I have to approximate the value of $\sqrt[12]{4000}$ by using tTaylor series. We were told that using the third order will be enough.I tried it but I am really feeling like I got something wrong, because I wouldnt be able to compute it without using my calculator and I just dont feel like that this is right. Could somebody please explain where I am making my mistake ? The numbers should be all ok, checked that twice with wolfram.
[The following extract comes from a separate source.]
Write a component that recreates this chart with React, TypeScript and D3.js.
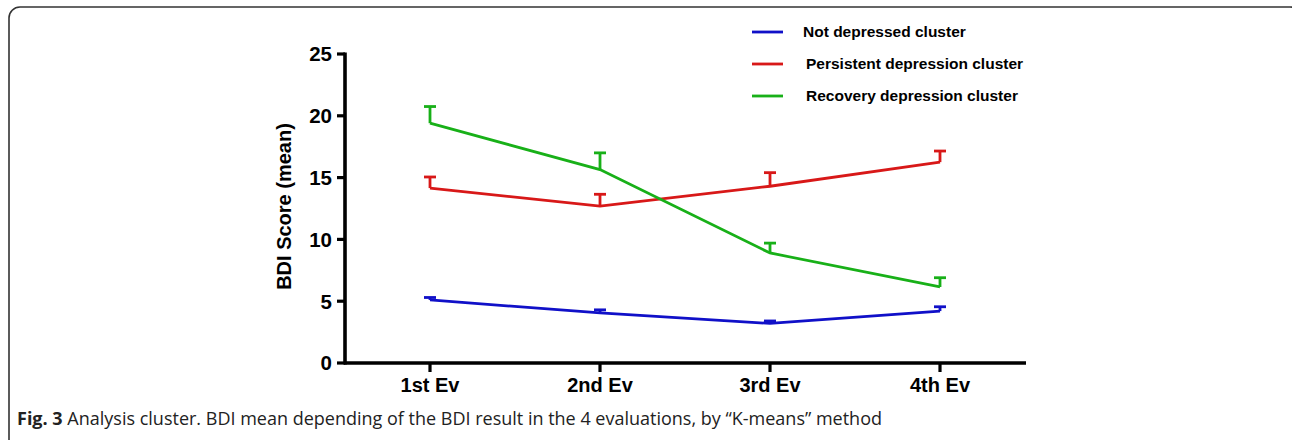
import React from "react";
import * as d3 from "d3";

const evaluations = ["1st Ev", "2nd Ev", "3rd Ev", "4th Ev"];
const seriesNames = [
  "Not depressed cluster",
  "Persistent depression cluster",
  "Recovery depression cluster",
];
const notDepressed = [5.1, 4.05, 3.2, 4.2];
const notDepressedErr = [5.3, 4.3, 3.4, 4.55];
const persistent = [14.15, 12.7, 14.3, 16.25];
const persistentErr = [15.05, 13.65, 15.4, 17.15];
const recovery = [19.4, 15.65, 8.9, 6.15];
const recoveryErr = [20.75, 17.0, 9.7, 6.9];
const yTicks = [0, 5, 10, 15, 20, 25];

const colors = ["#1010c8", "#d81818", "#18b018"];

const W = 1292;
const H = 440;

const App = () => {
  const x = d3.scalePoint<string>().domain(evaluations).range([345, 1025]).padding(0.5);
  const y = d3.scaleLinear().domain([0, 25]).range([363, 54]);

  const series = [
    { name: seriesNames[0], values: notDepressed, err: notDepressedErr, color: colors[0] },
    { name: seriesNames[1], values: persistent, err: persistentErr, color: colors[1] },
    { name: seriesNames[2], values: recovery, err: recoveryErr, color: colors[2] },
  ];

  const line = d3
    .line<number>()
    .x((_, i) => x(evaluations[i]) as number)
    .y((d) => y(d));

  const axisFont = "Liberation Sans, Arial, sans-serif";

  return (
    <svg
      width={W}
      height={H}
      style={{ position: "absolute", left: 0, top: 0, background: "#fff" }}
    >
      {/* frame */}
      <rect x={9} y={7} width={1292} height={450} rx={11} fill="none" stroke="#333" strokeWidth={1.6} />

      {/* series */}
      {series.map((s) => (
        <g key={s.name}>
          <path d={line(s.values) || ""} fill="none" stroke={s.color} strokeWidth={2.8} />
          {s.values.map((v, i) => {
            const cx = x(evaluations[i]) as number;
            return (
              <g key={i} stroke={s.color} strokeWidth={2.8}>
                <line x1={cx} x2={cx} y1={y(v)} y2={y(s.err[i])} />
                <line x1={cx - 6} x2={cx + 6} y1={y(s.err[i])} y2={y(s.err[i])} />
              </g>
            );
          })}
        </g>
      ))}

      {/* y axis */}
      <line x1={345} x2={345} y1={y(25) - 1.5} y2={y(0) + 1.5} stroke="#000" strokeWidth={3.6} />
      {yTicks.map((t) => (
        <g key={t}>
          <line x1={337} x2={345} y1={y(t)} y2={y(t)} stroke="#000" strokeWidth={3.2} />
          <text
            x={332}
            y={y(t)}
            dy="0.36em"
            textAnchor="end"
            fontFamily={axisFont}
            fontWeight="bold"
            fontSize={20.5}
          >
            {t}
          </text>
        </g>
      ))}
      <text
        transform={`translate(291,${(y(0) + y(25)) / 2 - 2}) rotate(-90)`}
        textAnchor="middle"
        fontFamily={axisFont}
        fontWeight="bold"
        fontSize={20}
      >
        BDI Score (mean)
      </text>

      {/* x axis */}
      <line x1={344} x2={1026} y1={y(0)} y2={y(0)} stroke="#000" strokeWidth={3.6} />
      {evaluations.map((e) => (
        <g key={e}>
          <line x1={x(e)} x2={x(e)} y1={y(0)} y2={y(0) + 9} stroke="#000" strokeWidth={3.2} />
          <text
            x={x(e)}
            y={392}
            textAnchor="middle"
            fontFamily={axisFont}
            fontWeight="bold"
            fontSize={20}
          >
            {e}
          </text>
        </g>
      ))}

      {/* legend */}
      {series.map((s, i) => (
        <g key={s.name} transform={`translate(752,${32 + i * 32})`}>
          <line x1={0} x2={31} y1={0} y2={0} stroke={s.color} strokeWidth={2.8} />
          <text
            x={i === 0 ? 51 : 54}
            y={0}
            dy="0.35em"
            fontFamily={axisFont}
            fontWeight="bold"
            fontSize={15.5}
          >
            {s.name}
          </text>
        </g>
      ))}

      {/* caption */}
      <text
        x={17}
        y={425}
        fontFamily="Open Sans, sans-serif"
        fontSize={18}
        fill="#222"
        textLength={865}
        lengthAdjust="spacingAndGlyphs"
      >
        <tspan fontWeight="bold">Fig. 3</tspan>
        <tspan> Analysis cluster. BDI mean depending of the BDI result in the 4 evaluations, by “K-means” method</tspan>
      </text>
    </svg>
  );
};

export default App;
Thanks, here is my go at it :
The term can be rewritten as : $\sqrt[12]{4000}=\sqrt[12]{2^{12}-96}=2\left(1-\frac{3}{2^7}\right)^{\frac{1}{12}}$ so I want to find the Taylor series for function $\sqrt[12]{1-x}$ which is :
$ 1-\frac{x}{12}-\frac{11 x^{2}}{288}-\frac{253 x^{3}}{10368} $ Now evaluating this at $x=3/2^7$ and multiplying by 2 I get the evaluation of : 1.99605.... which is an OK estimate.
Now I have to compute the error:
$ R_{k}(x)=\frac{f^{(k+1)}\left(\xi\right)}{(k+1) !}(x-a)^{k+1} $
where $\xi \in |0,x|$. Now for my case $k=3$ and therefore :
$ R_{3}(x)=\frac{M}{(4) !}(x)^{4}$.
Now $M$ is nothing else but the fourth derivative of $\sqrt[12]{1-\xi}$ which I can compute as :$ -\frac{8855}{20736(1-\xi)^{47 / 12}}$ Now I am trying to find the upper bound for the error, so I use $\xi=0$ for which $M$ is maximal. Evaluating this for said $\xi$ I get $M \approx -0.427$
Then plugging that back in I evaluate the error as :
$ R_3(x)=\frac{-0.427}{4!}(\frac{3}{2^7}) $
I would recommend trying for the function $x^{1/12}$ instead of $(1-x)^{1/12}$. Then take the center as close as possible to 4000. So, consider $2^{12}$ which is 4096. Let $a=2^{12}$. Write the taylor approximation centered at $a$ of third degree as a function of x, call this function $L(x)$. Finally, put $x=4000$ to get your answer $L(4000)$.